I’ll summarize it briefly (for a pleasant change the full text is fully available). DNA markers associated with specific hygienic traits in honey bees are not good to use because of the huge amount of cross over, which means they are rapidly lost….the proteins, thought, have to be retained as they are part of the functionality of the hygienic traits.
These Canadians identified a total of 13 specific antennae proteins associated with VSH or Grooming or Hygienic behavior.
By testing bees for expression of these proteins they were able to determine which colonies had all three polygenetic traits, used these as breeding stock to produce further colonies which retained these traits (as assayed the old way!)..
Tested the damn things to destruction in some nice experiments….. They highly over infected with varroa to their protein identified colonies Vs controls of unselected stock and imported bees from New Zealand. 75% of the latter two died out, whereas only 25% of their selected stock did (it was over infection remember).
This was the clincher for me they then infected them and the same controls with AFB spores. This killed between 70-87% of the unselected controls but only 40% of the colonies that had been selected for proteins indicating hygienic traits….before anyone says “ But 40% died”…. just remember A.FB resistance was not something selected for in the protein identification assays but might be predicted to be improved because of hygienic behavior.
B+ you need to send them some bee antennae’s for analysis….save you messing around with all these pin assays’. Just breed straight from the best…..
If it does pan out then you will be able to send in bee antennae from your different colonies and get a very good idea of which ones to breed from. This approach could probably be used for other traits as well.
 
B+ you need to send them some bee antennae’s for analysis….save you messing around with all these pin assays’. Just breed straight from the best…..

Actually, I was asked to send 10*10cm samples of drone eggs to LLH Hohen Neundorf last summer for testing. They offered to do it for free first time round but I'm not sure if they'll charge for it this year (I heard a whisper that it might be free again but will have to wait and see).
The pin/LN2 assays are for hygienic behaviour.
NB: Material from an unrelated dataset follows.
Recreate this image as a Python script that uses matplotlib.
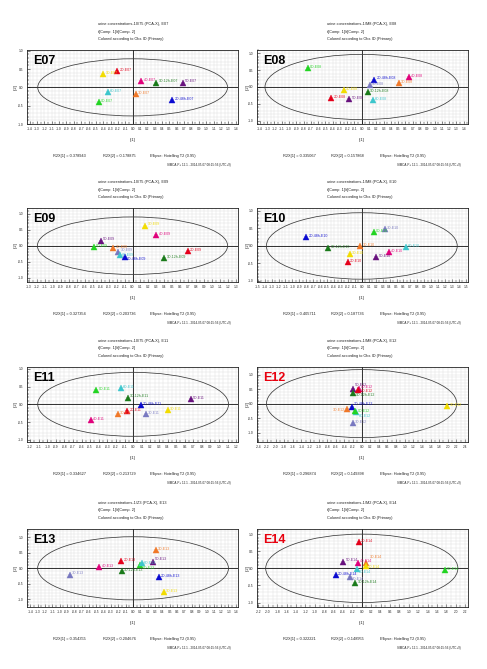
import numpy as np
import matplotlib
matplotlib.use('Agg')
import matplotlib.pyplot as plt
from matplotlib.patches import Ellipse
from matplotlib.ticker import FixedLocator, FormatStrFormatter
from matplotlib import font_manager

# ---------------- data ----------------
CLASS_COLORS = {
    '0D': '#22d422', '1D': '#f2dc00', '2D': '#e4001a', '3D': '#f07828',
    '4D': '#e0007a', '5D': '#68127e', '6D': '#3cc6cc', '7D': '#7878c0',
    '1D-12h': '#1a7a1a', '2D-48h': '#0a0ad0',
}

E07_obs = ['1D', '2D', '4D', '1D-12h', '5D', '6D', '3D', '0D', '2D-48h']
E07_x = [-0.40, -0.21, 0.12, 0.32, 0.68, -0.34, 0.04, -0.46, 0.54]
E07_y = [0.36, 0.45, 0.18, 0.13, 0.13, -0.12, -0.18, -0.41, -0.35]

E08_obs = ['0D', '2D-48h', '7D', '4D', '3D', '1D', '2D', '5D', '1D-12h', '6D']
E08_x = [-0.74, 0.17, 0.11, 0.65, 0.51, -0.25, -0.42, -0.17, 0.08, 0.15]
E08_y = [0.57, 0.22, 0.07, 0.29, 0.11, -0.10, -0.33, -0.36, -0.16, -0.40]

E09_obs = ['1D', '4D', '5D', '0D', '3D', '7D', '6D', '2D-48h', '2D', '1D-12h']
E09_x = [0.16, 0.30, -0.40, -0.48, -0.24, -0.18, -0.155, -0.10, 0.69, 0.40]
E09_y = [0.63, 0.34, 0.16, -0.03, -0.08, -0.21, -0.28, -0.35, -0.18, -0.39]

E10_obs = ['2D-48h', '0D', '7D', '1D-12h', '3D', '6D', '4D', '5D', '1D', '2D']
E10_x = [-0.80, 0.17, 0.33, -0.48, -0.02, 0.63, 0.39, 0.21, -0.17, -0.20]
E10_y = [0.26, 0.39, 0.49, -0.06, -0.01, -0.04, -0.18, -0.31, -0.23, -0.45]

E11_obs = ['0D', '6D', '1D-12h', '2D-48h', '5D', '1D', '7D', '2D', '3D', '4D']
E11_x = [-0.43, -0.14, -0.06, 0.09, 0.67, 0.40, 0.15, -0.07, -0.18, -0.49]
E11_y = [0.40, 0.47, 0.19, -0.02, 0.14, -0.17, -0.28, -0.19, -0.28, -0.44]

E12_obs = ['5D', '4D', '2D', '1D-12h', '3D', '2D-48h', '6D', '0D', '7D', '1D']
E12_x = [-0.20, -0.06, -0.08, -0.19, -0.33, -0.23, -0.12, -0.15, -0.20, 1.99]
E12_y = [0.49, 0.52, 0.47, 0.35, -0.20, -0.10, -0.29, -0.25, -0.68, -0.08]

E13_obs = ['3D', '2D', '4D', '0D', '6D', '5D', '1D-12h', '2D-48h', '1D', '7D']
E13_x = [0.31, -0.16, -0.46, 0.10, 0.12, 0.27, -0.15, 0.35, 0.42, -0.86]
E13_y = [0.58, 0.24, 0.03, 0.11, 0.16, 0.21, -0.08, -0.27, -0.78, -0.20]

E14_obs = ['2D', '5D', '4D', '3D', '1D', '6D', '2D-48h', '7D', '1D-12h', '0D']
E14_x = [-0.06, -0.39, -0.08, 0.10, 0.08, -0.11, -0.55, -0.26, -0.14, 1.77]
E14_y = [0.78, 0.20, 0.17, 0.15, 0.07, -0.03, -0.20, -0.25, -0.44, -0.05]

PANEL_NAMES = ['E07', 'E08', 'E09', 'E10', 'E11', 'E12', 'E13', 'E14']
R2X_1 = [0.378943, 0.335067, 0.327354, 0.405711, 0.334627, 0.296874, 0.354355, 0.322221]
R2X_2 = [0.178875, 0.157868, 0.203736, 0.187736, 0.213729, 0.149398, 0.204676, 0.148955]
TITLE_CODES = ['10/75', '1/M8', '10/75', '1/M8', '10/75', '1/M8', '1/Z3', '1/M2']

# label placement tweaks for crowded clusters (style only): (dx, dy) in points
LABEL_SHIFT = {
    ('E12', '5D'): (1.6, 3.2), ('E12', '2D'): (1.6, -0.8), ('E12', '1D-12h'): (1.6, -1.0),
    ('E12', '3D'): (-1.6, -0.6), ('E12', '2D-48h'): (1.6, 1.6), ('E12', '0D'): (1.6, -0.2),
    ('E12', '6D'): (1.6, -3.0),
    ('E13', '0D'): (1.6, -2.2), ('E13', '6D'): (1.6, 0.6), ('E13', '5D'): (1.6, 2.0),
    ('E14', '4D'): (1.6, 1.4), ('E14', '3D'): (2.4, 4.6), ('E14', '1D'): (1.6, -0.4),
    ('E14', '6D'): (1.6, -1.6), ('E14', '7D'): (1.6, -1.8),
    ('E09', '7D'): (1.6, 1.6), ('E09', '6D'): (1.6, -0.4), ('E09', '2D-48h'): (1.6, -1.6),
}

# ---------------- layout ----------------
W, H = 487, 669
fig = plt.figure(figsize=(W / 100, H / 100), dpi=100)
fig.patch.set_facecolor('white')

def pick_font(cands):
    for c in cands:
        try:
            font_manager.findfont(c, fallback_to_default=False)
            return c
        except Exception:
            pass
    return 'DejaVu Sans'

SMALL = pick_font(['Liberation Sans Narrow', 'Liberation Sans', 'Arial'])
BIG = pick_font(['Liberation Sans', 'Arial'])

COL_X = [(27, 238), (257, 468)]
ROW_Y = [(50, 124), (208, 282), (367, 442), (529, 607)]

panel_data = [
    (E07_obs, E07_x, E07_y), (E08_obs, E08_x, E08_y),
    (E09_obs, E09_x, E09_y), (E10_obs, E10_x, E10_y),
    (E11_obs, E11_x, E11_y), (E12_obs, E12_x, E12_y),
    (E13_obs, E13_x, E13_y), (E14_obs, E14_x, E14_y),
]
panel_style = [
    dict(xlim=(-1.436, 1.432), ylim=(-1.0, 1.02), ell=(1.29, 0.78), xs=0.1, xr=1.4),
    dict(xlim=(-1.44, 1.46), ylim=(-1.1, 1.1), ell=(1.33, 0.97), xs=0.1, xr=1.4),
    dict(xlim=(-1.32, 1.32), ylim=(-1.135, 1.18), ell=(1.19, 0.9), xs=0.1, xr=1.3),
    dict(xlim=(-1.51, 1.53), ylim=(-1.03, 1.085), ell=(1.375, 0.95), xs=0.1, xr=1.5),
    dict(xlim=(-1.235, 1.22), ylim=(-1.06, 1.05), ell=(1.11, 0.9), xs=0.1, xr=1.2),
    dict(xlim=(-2.43, 2.47), ylim=(-1.32, 1.26), ell=(2.21, 1.17), xs=0.2, xr=2.4),
    dict(xlim=(-1.445, 1.43), ylim=(-1.25, 1.27), ell=(1.30, 1.02), xs=0.1, xr=1.4),
    dict(xlim=(-2.23, 2.26), ylim=(-1.13, 1.15), ell=(2.045, 1.0), xs=0.2, xr=2.2),
]
NAME_COLORS = ['black'] * 5 + ['#e8000e', 'black', '#e8000e']

def ftext(x, y, s, **kw):
    kw.setdefault('family', SMALL)
    kw.setdefault('fontsize', 2.8)
    kw.setdefault('color', '#222222')
    fig.text(x / W, 1 - y / H, s, **kw)

for i, name in enumerate(PANEL_NAMES):
    r, c = divmod(i, 2)
    x0, x1 = COL_X[c]
    y0, y1 = ROW_Y[r]
    ax = fig.add_axes([x0 / W, 1 - y1 / H, (x1 - x0) / W, (y1 - y0) / H])
    st = panel_style[i]
    obs, xs, ys = panel_data[i]

    ax.set_xlim(st['xlim'])
    ax.set_ylim(st['ylim'])
    step = st['xs']
    n = int(round(st['xr'] / step))
    major = np.round(np.arange(-n, n + 1) * step, 2)
    minor = np.round(np.arange(-2 * n - 1, 2 * n + 2) * step / 2, 3)
    ax.xaxis.set_major_locator(FixedLocator(major))
    ax.xaxis.set_minor_locator(FixedLocator(minor))
    yt = [v for v in [-1.0, -0.5, 0.0, 0.5, 1.0] if st['ylim'][0] <= v <= st['ylim'][1]]
    ax.yaxis.set_major_locator(FixedLocator(yt))
    ax.yaxis.set_minor_locator(FixedLocator(np.round(np.arange(-13, 14) * 0.1, 2)))
    ax.xaxis.set_major_formatter(FormatStrFormatter('%.1f'))
    ax.yaxis.set_major_formatter(FormatStrFormatter('%.1f'))
    ax.grid(which='both', color='#dddddd', lw=0.3)
    ax.set_axisbelow(True)
    ax.tick_params(which='major', direction='in', length=2.2, width=0.4,
                   labelsize=2.3, pad=2.5, colors='#222222')
    ax.tick_params(which='minor', direction='in', length=1.4, width=0.3)
    for lbl in ax.get_xticklabels() + ax.get_yticklabels():
        lbl.set_family(SMALL)
    for sp in ax.spines.values():
        sp.set_linewidth(0.6)
        sp.set_color('#222222')

    ax.axhline(0, color='#111111', lw=0.6, zorder=2)
    ax.axvline(0, color='#111111', lw=0.6, zorder=2)
    a, b = st['ell']
    ax.add_patch(Ellipse((0, 0), 2 * a, 2 * b, fill=False, ec='#3a3a3a', lw=0.55, zorder=2))

    for o, x, y in zip(obs, xs, ys):
        col = CLASS_COLORS[o]
        ax.plot(x, y, marker='^', ms=3.8, color=col, mec=col, mew=0.3, zorder=4)
        dx, dy = LABEL_SHIFT.get((name, o), (1.6, 0.8))
        ax.annotate(f'{o}-{name}', (x, y), xytext=(dx, dy), textcoords='offset points',
                    fontsize=2.6, color=col, family=SMALL, va='center',
                    ha='left' if dx >= 0 else 'right', alpha=0.9, zorder=5)

    ax.text(0.028, 0.93, name, transform=ax.transAxes, fontsize=9, fontweight='bold',
            color=NAME_COLORS[i], family=BIG, va='top', ha='left', zorder=6)

    # titles
    tx = [98, 327][c]
    ftext(tx, y0 - 26, f'urine concentrations-{TITLE_CODES[i]} (PCA-X), {name}', va='center')
    ftext(tx, y0 - 18.5, 't[Comp. 1]/t[Comp. 2]', va='center')
    ftext(tx, y0 - 11, 'Colored according to Obs ID (Primary)', va='center')
    # axis labels
    ftext([133, 362][c], y1 + 16, 't[1]', ha='center', va='center', fontsize=3)
    ftext([16, 248][c], (y0 + y1) / 2, 't[2]', ha='center', va='center', rotation=90, fontsize=3)
    # footer
    ftext([53, 283][c], y1 + 32, f'R2X[1] = {R2X_1[i]:.6f}', va='center')
    ftext([103, 331][c], y1 + 32, f'R2X[2] = {R2X_2[i]:.6f}', va='center')
    ftext([150, 380][c], y1 + 32, 'Ellipse: Hotelling T2 (0.95)', va='center')
    ftext([167, 397][c], y1 + 41, 'SIMCA-P+ 12.1 - 2014-05-07 08:15:56 (UTC+9)', va='center',
          fontsize=2.2)

fig.savefig('out.png', dpi=100, facecolor='white')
To test for VSH, you have to manually uncap purple-eyed brood (https://www.beekeepingforum.co.uk/album.php?albumid=751&pictureid=3853) and count the number, age and gender of any mites in the cells. It is quite time consuming so a DNA test would save a lot of work.
 
Its a protein test....DNA markers are relatively unstable in bees.

And in most species due to SNPs getting regenerated in older types of PCR erplication errors???
Real time DNA syntheses should solve the problem.

Remember the Guthrie test for PKU... protein based and it works.
PRION research seems to have fallen out of favour?

Any research into bees is something that we must invest in!

Yeghes da
 
Surely this test only checks for one type of VSH, probably the flavour selected for in the Baton Rouge strain.

As I understand it, different populations of bees have evolved different varroa coping strategies.

As so often, this solution is being oversold as "all you'll ever need".
 
Surely this test only checks for one type of VSH, probably the flavour selected for in the Baton Rouge strain..

They have found protein markers that are specific for all three types, HB, VSH and Grooming, which is the hardest to assay.
Obviously this needs testing with other VSH strains to see if the same or different, proteins are involved there. As you say there are several different mechanisms involved for bees living with varroa.
 
They have found protein markers that are specific for all three types, HB, VSH and Grooming, which is the hardest to assay.
Obviously this needs testing with other VSH strains to see if the same or different, proteins are involved there. As you say there are several different mechanisms involved for bees living with varroa.

To breed those bee strains is nothing hobby.

I read about varroa grooming, that it has been seen in Asian bee, but not in mellifera.